10. The electronic device of claim 9, wherein the first transistor is an NMOS transistor.

11. The electronic device of claim 9, wherein the second transistor is a PMOS transistor.

12. The electronic device of claim 9, wherein the second transistor is mirror-connected with transistors of the current supply circuit.

13. The electronic device of claim 9, wherein respective drains of the first transistor and the second transistor are coupled to each other.

14. The electronic device of claim 9, wherein a source of the first transistor is coupled to a first node receiving a first voltage level and a source of the second transistor is coupled to a second node receiving a second voltage level, the second voltage level being higher than the first voltage level.

15. The electronic device of claim 9, wherein the conversion circuit further comprises a second inverter stage, the second inverter stage comprising a third transistor and a fourth transistor.

16. The electronic device of claim 15, wherein respective drains of the third transistor and the fourth transistor are coupled to each other.

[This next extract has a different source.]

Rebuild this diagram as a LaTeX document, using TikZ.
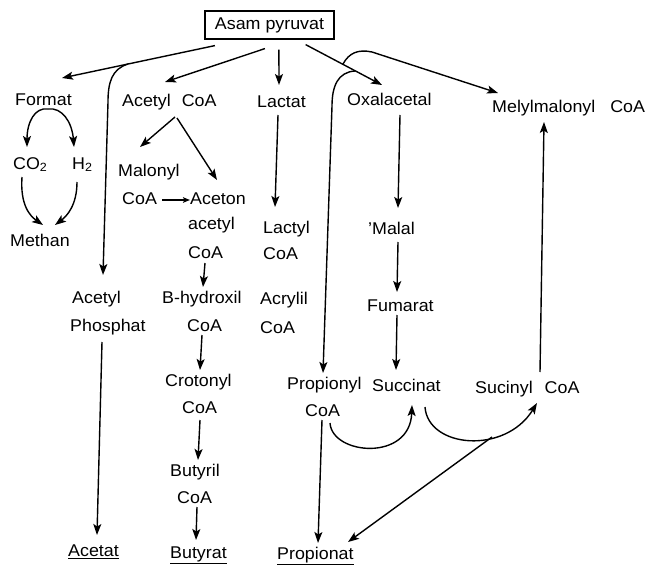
\documentclass[tikz,border=0pt]{standalone}
\usepackage{fontspec}
\setmainfont{Liberation Sans}[FakeStretch=1.05]
\usetikzlibrary{arrows.meta,calc}
\begin{document}
\begin{tikzpicture}[x=1pt,y=-1pt,
  lbl/.style={inner sep=0pt,anchor=west,text height=12pt,text depth=3.5pt,font=\fontsize{17}{20}\selectfont},
  pbox/.style={draw,line width=1.2pt,inner sep=2pt,minimum width=129pt,minimum height=28pt,font=\fontsize{17}{20}\selectfont},
  arr/.style={line width=1.4pt,-{Stealth[length=11pt,width=8pt,inset=2.5pt]}},
  sarr/.style={line width=1.2pt,-{Stealth[length=7pt,width=5.5pt,inset=1.5pt]}}]
\useasboundingbox (0,0) rectangle (658,567);
\node[pbox] (pyr) at (269.5,25) {Asam pyruvat};
\node[lbl] (format) at (15,101) {Format};
\node[lbl] (acoa) at (122,102) {Acetyl\hspace{11pt}CoA};
\node[lbl] (lactat) at (257,103) {Lactat};
\node[lbl] (oxal) at (347,101) {Oxalacetal};
\node[lbl] (melyl) at (492,108) {Melylmalonyl\hspace{15pt}CoA};
\node[lbl] (co2) at (13,165) {CO\textsubscript{2}};
\node[lbl] (h2) at (72,165) {H\textsubscript{2}};
\node[lbl] (methan) at (10,242) {Methan};
\node[lbl] (malonyl) at (118,172) {Malonyl};
\node[lbl] (malcoa) at (122,200) {CoA};
\node[lbl] (aceton) at (190,200) {Aceton};
\node[lbl] (acetyl2) at (188,225) {acetyl};
\node[lbl] (aacoa) at (188,254) {CoA};
\node[lbl] (lactyl) at (263,229) {Lactyl};
\node[lbl] (lactylcoa) at (263,255) {CoA};
\node[lbl] (malal) at (368,230) {'Malal};
\node[lbl] (fumarat) at (367,307) {Fumarat};
\node[lbl] (acph1) at (72,299) {Acetyl};
\node[lbl] (acph2) at (70,327) {Phosphat};
\node[lbl] (bhyd) at (162,299) {B-hydroxil};
\node[lbl] (bhydcoa) at (187,327) {CoA};
\node[lbl] (acryl) at (260,300) {Acrylil};
\node[lbl] (acrylcoa) at (260,329) {CoA};
\node[lbl] (croton) at (165,382) {Crotonyl};
\node[lbl] (crotcoa) at (182,409) {CoA};
\node[lbl] (propyl) at (287,385) {Propionyl};
\node[lbl] (propcoa) at (305,412) {CoA};
\node[lbl] (succinat) at (372,387) {Succinat};
\node[lbl] (sucinyl) at (475,389) {Sucinyl\hspace{12pt}CoA};
\node[lbl] (butyril) at (170,472) {Butyril};
\node[lbl] (butcoa) at (177,499) {CoA};
\node[lbl] (acetat) at (68,552) {\underline{Acetat}};
\node[lbl] (butyrat) at (170,554) {\underline{Butyrat}};
\node[lbl] (propionat) at (277,555) {\underline{Propionat}};
% junction points
\coordinate (b1) at (128,64);
\coordinate (b2) at (343,64);
\coordinate (b3) at (355,71);
\coordinate (b4) at (492,437);
\coordinate (ftop) at ($(format.west)+(33,8)$);
% from pyruvat
\draw[arr] ($(pyr.south west)+(10.5,6)$) -- ($(format.west)+(47,-23)$);
\draw[arr] (b1) .. controls (112,69) and (108,82) .. (108,102) -- ($(acph1.west)+(31,-24)$);
\draw[arr] ($(pyr.south west)+(60.5,9)$) -- ($(acoa.west)+(43,-20)$);
\draw[arr] ($(pyr.south west)+(74.5,10)$) -- ($(lactat.west)+(22,-18)$);
\draw[arr] ($(pyr.south east)+(-29,5)$) -- ($(oxal.west)+(35,-16)$);
\draw[arr] (b2) .. controls (349,53) and (358,49) .. (372,52) -- ($(melyl.west)+(6,-15)$);
\draw[arr] (b3) .. controls (338,72) and (332,86) .. (332,106) -- ($(propyl.west)+(36,-12)$);
% formate
\draw[arr] (ftop) .. controls (35,107) and (27,122) .. ($(co2.west)+(14,-18)$);
\draw[arr] (ftop) .. controls (62,107) and (72,122) .. ($(h2.west)+(2,-18)$);
\draw[arr] ($(co2.west)+(9,12)$) .. controls (20,205) and (30,216) .. ($(methan.west)+(33,-17)$);
\draw[arr] ($(h2.west)+(5,17)$) .. controls (77,205) and (67,216) .. ($(methan.west)+(45,-17)$);
% butyrate path
\draw[arr] ($(acoa.west)+(53,15)$) -- ($(malonyl.west)+(22,-25)$);
\draw[arr] ($(acoa.west)+(55,16)$) -- ($(aceton.west)+(27,-20)$);
\draw[sarr] ($(malcoa.east)+(5,0)$) -- (aceton.west);
\draw[arr] ($(aacoa.west)+(17,9)$) -- ($(bhyd.west)+(41,-12)$);
\draw[arr] ($(bhydcoa.west)+(15,8)$) -- ($(croton.west)+(35,-12)$);
\draw[arr] ($(crotcoa.west)+(18,11)$) -- ($(butyril.west)+(28,-12)$);
\draw[arr] ($(butcoa.west)+(20,8)$) -- ($(butyrat.west)+(26,-14)$);
% acetate
\draw[arr] ($(acph2.west)+(32,15)$) -- ($(acetat.west)+(29,-17)$);
% lactate
\draw[arr] ($(lactat.west)+(21,12)$) -- ($(lactyl.west)+(12,-22)$);
% succinate path
\draw[arr] ($(oxal.west)+(53,14)$) -- ($(malal.west)+(30,-22)$);
\draw[arr] ($(malal.west)+(30,12)$) -- ($(fumarat.west)+(30,-15)$);
\draw[arr] ($(fumarat.west)+(30,8)$) -- ($(succinat.west)+(24,-17)$);
\draw[arr] ($(sucinyl.west)+(65,-17)$) -- ($(melyl.west)+(52,14)$);
\draw[arr] ($(propcoa.west)+(17,8)$) -- ($(propionat.west)+(41,-12)$);
\draw[arr] ($(propcoa.west)+(25,11)$) .. controls (332,455) and (410,462) .. ($(succinat.west)+(40,18)$);
\draw[arr] ($(succinat.west)+(53,20)$) .. controls (428,448) and (505,455) .. ($(sucinyl.west)+(62,14)$);
\draw[arr] (b4) -- ($(propionat.west)+(71,-13)$);
\end{tikzpicture}
\end{document}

17. The electronic device of claim 16, wherein a gate of the third transistor is coupled to respective drains of the first transistor and the second transistor.

18. A circuit comprising: an analog input configured to receive an input signal varying between: a low state, the low state having a respective voltage level smaller than a first voltage level; anda high state, the high state having a respective voltage level greater than a second voltage level, wherein the second voltage level is greater than the first voltage level;a conversion circuit configured to: receive a supply current proportional to temperature at a gate of a transistor of the conversion circuit; andconvert the input signal to a first output signal and a second output signal;a first digital output configured to output the first output signal; anda second digital output configured to output the second output signal.

19. The circuit of claim 18, wherein the second output signal is an inverse of the first output signal.

20. The circuit of claim 18, wherein the input signal varies between a voltage in the order of

1.8 V and a voltage in the order of 3.3 V.